Entries shown:
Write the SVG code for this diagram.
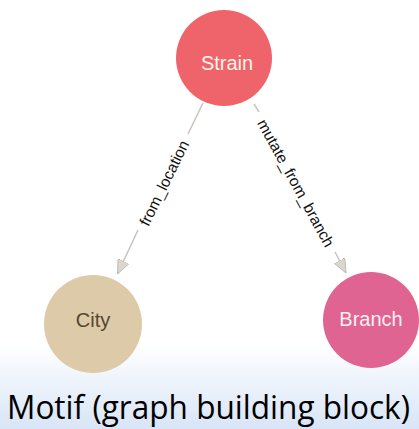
<svg xmlns="http://www.w3.org/2000/svg" width="419" height="429" viewBox="0 0 419 429">
  <defs>
    <linearGradient id="bg" x1="0" y1="0" x2="0" y2="429" gradientUnits="userSpaceOnUse">
      <stop offset="0" stop-color="#ffffff"/>
      <stop offset="0.8" stop-color="#ffffff"/>
      <stop offset="1" stop-color="#d8e5f7"/>
    </linearGradient>
    <marker id="arrow" viewBox="0 0 14 12" refX="14" refY="6" markerWidth="14" markerHeight="12" markerUnits="userSpaceOnUse" orient="auto">
      <path d="M0,0 L14,6 L0,12 z" fill="#dcd6d0" stroke="#bdb5ad" stroke-width="0.8"/>
    </marker>
    <style>
      .edge { stroke: #c9c3bd; stroke-width: 1.5; fill: none; }
      .elabel { font-family: "Liberation Sans", Arial, sans-serif; font-size: 15.5px; fill: #111111; text-anchor: middle; dominant-baseline: central; }
      .nlabel { font-family: "Liberation Sans", Arial, sans-serif; font-size: 20px; text-anchor: middle; }
      .title { font-family: "Open Sans", "Liberation Sans", sans-serif; font-size: 32px; fill: #000000; }
    </style>
  </defs>
  <rect x="0" y="0" width="419" height="429" fill="url(#bg)"/>

  <g id="connectors">
    <g id="edge-from_location">
      <line class="edge" x1="203" y1="103" x2="188" y2="134"/>
      <line class="edge" x1="138" y1="230" x2="117.5" y2="274" marker-end="url(#arrow)"/>
      <text class="elabel" transform="translate(164,183) rotate(-63.8)">from_location</text>
    </g>
    <g id="edge-mutate_from_branch">
      <line class="edge" x1="254" y1="104" x2="259" y2="112"/>
      <line class="edge" x1="335" y1="252" x2="346" y2="273" marker-end="url(#arrow)"/>
      <text class="elabel" transform="translate(296,183) rotate(61.3)">mutate_from_branch</text>
    </g>
  </g>

  <g id="node-strain">
    <circle cx="224" cy="58" r="48" fill="#ef636b"/>
    <text class="nlabel" x="227" y="70" fill="#fdf3ea">Strain</text>
  </g>
  <g id="node-city">
    <circle cx="93" cy="324" r="49" fill="#dccaa9"/>
    <text class="nlabel" x="93" y="327" fill="#55462f">City</text>
  </g>
  <g id="node-branch">
    <circle cx="371" cy="320" r="48" fill="#df6491"/>
    <text class="nlabel" x="371" y="326" fill="#fbeef2">Branch</text>
  </g>

  <text class="title" x="7" y="419" textLength="403" lengthAdjust="spacingAndGlyphs">Motif (graph building block)</text>
</svg>
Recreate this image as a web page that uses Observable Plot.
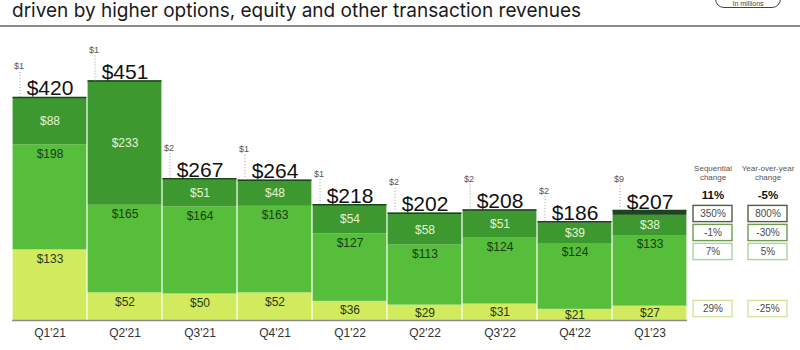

Task: Without the pictures, write out all of the material exactly.

Solution for this task:
Write the SVG code for this diagram.
<svg xmlns="http://www.w3.org/2000/svg" width="419" height="429" viewBox="0 0 419 429">
  <defs>
    <linearGradient id="bg" x1="0" y1="0" x2="0" y2="429" gradientUnits="userSpaceOnUse">
      <stop offset="0" stop-color="#ffffff"/>
      <stop offset="0.8" stop-color="#ffffff"/>
      <stop offset="1" stop-color="#d8e5f7"/>
    </linearGradient>
    <marker id="arrow" viewBox="0 0 14 12" refX="14" refY="6" markerWidth="14" markerHeight="12" markerUnits="userSpaceOnUse" orient="auto">
      <path d="M0,0 L14,6 L0,12 z" fill="#dcd6d0" stroke="#bdb5ad" stroke-width="0.8"/>
    </marker>
    <style>
      .edge { stroke: #c9c3bd; stroke-width: 1.5; fill: none; }
      .elabel { font-family: "Liberation Sans", Arial, sans-serif; font-size: 15.5px; fill: #111111; text-anchor: middle; dominant-baseline: central; }
      .nlabel { font-family: "Liberation Sans", Arial, sans-serif; font-size: 20px; text-anchor: middle; }
      .title { font-family: "Open Sans", "Liberation Sans", sans-serif; font-size: 32px; fill: #000000; }
    </style>
  </defs>
  <rect x="0" y="0" width="419" height="429" fill="url(#bg)"/>

  <g id="connectors">
    <g id="edge-from_location">
      <line class="edge" x1="203" y1="103" x2="188" y2="134"/>
      <line class="edge" x1="138" y1="230" x2="117.5" y2="274" marker-end="url(#arrow)"/>
      <text class="elabel" transform="translate(164,183) rotate(-63.8)">from_location</text>
    </g>
    <g id="edge-mutate_from_branch">
      <line class="edge" x1="254" y1="104" x2="259" y2="112"/>
      <line class="edge" x1="335" y1="252" x2="346" y2="273" marker-end="url(#arrow)"/>
      <text class="elabel" transform="translate(296,183) rotate(61.3)">mutate_from_branch</text>
    </g>
  </g>

  <g id="node-strain">
    <circle cx="224" cy="58" r="48" fill="#ef636b"/>
    <text class="nlabel" x="227" y="70" fill="#fdf3ea">Strain</text>
  </g>
  <g id="node-city">
    <circle cx="93" cy="324" r="49" fill="#dccaa9"/>
    <text class="nlabel" x="93" y="327" fill="#55462f">City</text>
  </g>
  <g id="node-branch">
    <circle cx="371" cy="320" r="48" fill="#df6491"/>
    <text class="nlabel" x="371" y="326" fill="#fbeef2">Branch</text>
  </g>

  <text class="title" x="7" y="419" textLength="403" lengthAdjust="spacingAndGlyphs">Motif (graph building block)</text>
</svg>
Recreate this image as a web page that uses Observable Plot.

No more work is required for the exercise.